The annual Terry Fox Run “runs” in the family for Terry Fox, whose famous nephew with whom he shares a name has inspired the annual Terry Fox Run for the past 37 years.
“I wouldn’t dare miss one,” said Fox, the uncle, who has been living in Lethbridge since 1977 and has been an integral part of the annual fundraising and awareness run in a fundraising and organizational capacity since its inception. This year’s Terry Fox run will be held Sunday, Sept. 17 at noon at the Kiwanis Picnic Centre in Henderson Park.
Terry Fox’s story is both inspiring and legendary. On April 12, 1980, Fox, in spite of a prosthetic leg as a result of his own cancer battle, began the Marathon of Hope, a run across Canada to raise money for cancer research. He covered 5,300 kilometres (3,339 miles) over 143 days before cancer returned and forced Terry to stop running on Sept. 1, 1980. He died on June 28, 1981. In addition to helping organize the run, Fox’s Uncle Terry also speaks at local schools about the run and about his famous nephew.
“I wasn’t surprised he’d do it. People always called him stubborn, but I called him determined,” Fox reminisced.
“When he was diagnosed they didn’t have room for him in the adult ward, so they moved him to the kids’ ward. He was 17, 18 years old and feeling sorry for himself until he met these kids and he stopped feeling sorry for himself. He was upset there was no funding for them,” he said.

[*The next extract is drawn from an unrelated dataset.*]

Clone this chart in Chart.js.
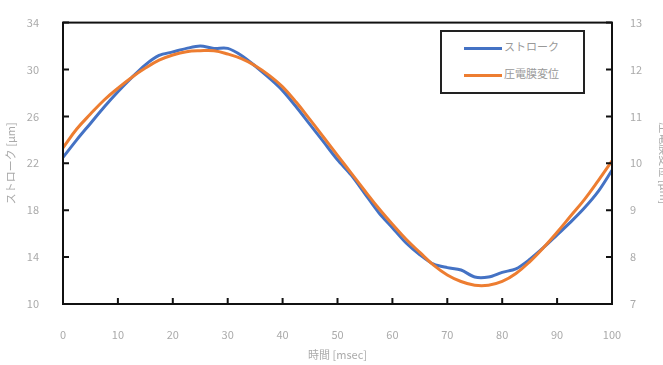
<!DOCTYPE html>
<html>
<head>
    <title>ストローク / 圧電膜変位</title>
    <script src="https://cdn.jsdelivr.net/npm/chart.js"></script>
    <style>
        body { margin: 0; width: 663px; height: 365px; overflow: hidden; background: #fff; }
        #wrap { position: relative; width: 675px; height: 365px; }
        #legend {
            position: absolute; left: 440px; top: 30px; width: 141px; height: 60px;
            border: 2px solid #222; background: #fff;
            font-family: "Noto Sans CJK JP", sans-serif; font-size: 11px; color: #999;
        }
        .row { position: absolute; left: 22px; height: 14px; line-height: 14px; }
        .row span { display: inline-block; width: 38px; height: 3px; vertical-align: middle; margin-right: 2px; }
    </style>
</head>
<body>
    <div id="wrap">
        <canvas id="chart" width="675" height="365"></canvas>
        <div id="legend">
            <div class="row" style="top:7px"><span style="background:#4472C4"></span>ストローク</div>
            <div class="row" style="top:34px"><span style="background:#ED7D31"></span>圧電膜変位</div>
        </div>
    </div>

    <script>
    // 時間 [msec]
    const times = [0, 2.5, 5, 7.5, 10, 12.5, 15, 17.5, 20, 22.5, 25, 27.5, 30, 32.5, 35, 37.5, 40,
        42.5, 45, 47.5, 50, 52.5, 55, 57.5, 60, 62.5, 65, 67.5, 70, 72.5, 75, 77.5, 80,
        82.5, 85, 87.5, 90, 92.5, 95, 97.5, 100];
    // ストローク [μm] (左軸)
    const stroke = [22.5, 24.0, 25.4, 26.8, 28.1, 29.3, 30.4, 31.2, 31.5, 31.8, 32.0, 31.8, 31.8, 31.2,
        30.3, 29.3, 28.2, 26.8, 25.3, 23.8, 22.3, 21.0, 19.4, 17.8, 16.5, 15.2, 14.2, 13.4,
        13.1, 12.9, 12.3, 12.3, 12.7, 13.0, 13.8, 14.8, 15.9, 17.0, 18.2, 19.6, 21.4];
    // 圧電膜変位 [μm] (右軸)
    const piezo = [10.33, 10.73, 11.05, 11.35, 11.6, 11.83, 12.03, 12.2, 12.31, 12.38, 12.4, 12.4,
        12.33, 12.23, 12.08, 11.88, 11.63, 11.3, 10.93, 10.55, 10.17, 9.79, 9.41, 9.04, 8.7,
        8.38, 8.1, 7.83, 7.62, 7.48, 7.4, 7.4, 7.48, 7.65, 7.9, 8.2, 8.53, 8.88, 9.23, 9.63, 10.05];

    const font = { family: '"Noto Sans CJK JP", sans-serif', size: 11 };
    const textColor = '#aaa';

    // 枠と内向きの目盛り
    const frame = {
        id: 'frame',
        afterDraw(chart) {
            const ctx = chart.ctx, a = chart.chartArea;
            ctx.save();
            ctx.strokeStyle = '#111';
            ctx.lineWidth = 2;
            ctx.strokeRect(a.left, a.top, a.right - a.left, a.bottom - a.top);
            ctx.beginPath();
            chart.scales.x.ticks.forEach(t => {
                const px = chart.scales.x.getPixelForValue(t.value);
                ctx.moveTo(px, a.bottom); ctx.lineTo(px, a.bottom - 6);
            });
            chart.scales.y.ticks.forEach(t => {
                const py = chart.scales.y.getPixelForValue(t.value);
                ctx.moveTo(a.left, py); ctx.lineTo(a.left + 6, py);
            });
            chart.scales.y2.ticks.forEach(t => {
                const py = chart.scales.y2.getPixelForValue(t.value);
                ctx.moveTo(a.right, py); ctx.lineTo(a.right - 6, py);
            });
            ctx.stroke();
            ctx.restore();
        }
    };

    new Chart(document.getElementById('chart'), {
        type: 'line',
        data: {
            datasets: [{
                label: 'ストローク',
                data: times.map((t, i) => ({ x: t, y: stroke[i] })),
                borderColor: '#4472C4',
                borderWidth: 3,
                pointRadius: 0,
                tension: 0.3,
                yAxisID: 'y',
                order: 1
            }, {
                label: '圧電膜変位',
                data: times.map((t, i) => ({ x: t, y: piezo[i] })),
                borderColor: '#ED7D31',
                borderWidth: 3,
                pointRadius: 0,
                tension: 0.4,
                yAxisID: 'y2',
                order: 0
            }]
        },
        options: {
            responsive: false,
            animation: false,
            layout: { padding: { top: 20 } },
            plugins: { legend: { display: false }, tooltip: { enabled: false } },
            scales: {
                x: {
                    type: 'linear', min: 0, max: 100,
                    grid: { display: false },
                    border: { display: false },
                    ticks: { stepSize: 10, color: textColor, font: font, padding: 16 },
                    title: { display: true, text: '時間 [msec]', color: textColor, font: font, padding: { top: 6 } },
                    afterFit(s) { s.height = 61; }
                },
                y: {
                    position: 'left', min: 10, max: 34,
                    grid: { display: false },
                    border: { display: false },
                    ticks: { stepSize: 4, color: textColor, font: font, padding: 16 },
                    title: { display: true, text: 'ストローク [μm]', color: textColor, font: font },
                    afterFit(s) { s.width = 63; }
                },
                y2: {
                    position: 'right', min: 7, max: 13,
                    grid: { display: false },
                    border: { display: false },
                    ticks: { stepSize: 1, color: textColor, font: font, padding: 10 },
                    title: { display: true, text: '圧電膜変位 [μm]', color: textColor, font: font },
                    afterFit(s) { s.width = 63; }
                }
            }
        },
        plugins: [frame]
    });
    </script>
</body>
</html>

“So he decided to run across Canada for cancer research. They’d moved to Prince George and his mom told him to just run across B.C. He said he was going to run across Canada,” Fox related, noting the run has made a difference.
“When Terry was diagnosed with bone cancer, there was a 20 per cent chance of survival, and the only way to treat it was to take the leg or arm. They removed his leg, but unfortunately it had spread,” he said.
“Now there is an 80 per cent of survival and there is medicine,” said Fox, who can speak from experience as he is also a cancer survivor.
Fox noted he aways tries to beat his previous fundraising goal.
“My record is $395. There are a lot of things to donate to, so a lot of my pledges are $5 or $10,” he said, adding every little bit helps.
“There are a lot of runs, but Terry started it all,” he said.
“In a few years, I may not be able to do the run any more. So I dare not miss one,” he said.
Evelyn Moman has enjoyed organizing the Lethbridge Terry Fox run for the past three years.
“It’s a horrific disease, which has affected friends and family of almost everybody,” Moman said, noting people appreciate the fact that 84 cents of every dollar earned goes directly to cancer research.
She noted in addition to knowing the money raised goes to a good cause, she got to meet Terry Fox’s father, Rolly Fox, who passed away last year.
“But I got to spend some time with him,” she said, adding she is pleased to be part of an event which has raised $750 million since starting in 1980.
“The Terry Fox Run is in 7,000 communities in 25 countries. His dream was huge,“ she continued, adding her husband also had cancer, which gives her a personal connection to the Terry Fox Run.
Breast cancer survivor Mary Newbert is pleased to participate in the Terry Fox Run.
“I just want to pay it forward,” she said, noting the Royal Bank of Canada she works at is also hosting bake sales and popcorn sales as fun ways to encourage donations.
“Terry Fox was a young man with a dream who saw cancer research was underfunded so he started the Marathon of Hope, ”Newbert noted.
“It will take all of us standing shoulder to shoulder to make Terry Fox’s dream a reality,” said Newbert, who was diagnosed with cancer in 2005 and pronounced clear in 2010.
Moman noted last year 300 people participated in the run while 275 participated the year before.
“We’d like to get 300 again this year. But I’d love to have 400. We do financial institution challenges and encourage other businesses to do the same,” Moman said, adding she gets her family involved with the event as well.
“It’s a ‘volentold’ event for my three kids because they get told to volunteer,” Moman laughed, noting she has been involved with the run since 1988.
“There’s no corporate sponsor. It’s all volunteer run,” she continued.
“It’s people like Mary who make it work. It‘s that drive inside that says you can’t do it all by yourself,“ she said.
“It’s a family event. It’s nice to get everyone together to remember Terry and everything he did,” she continued.
In addition to the run, there will be a hotdog barbecue, live music and a short talk from MLA Maria Fitzpatrick.
“It’s been 37 years in Lethbridge. It’s so the next generation of people are aware of cancer,” Moman said.
Registration for the run is at 11 a.m., and the run itself goes from noon to 2 p.m. at the Kiwanis picnic shelter in Henderson Park.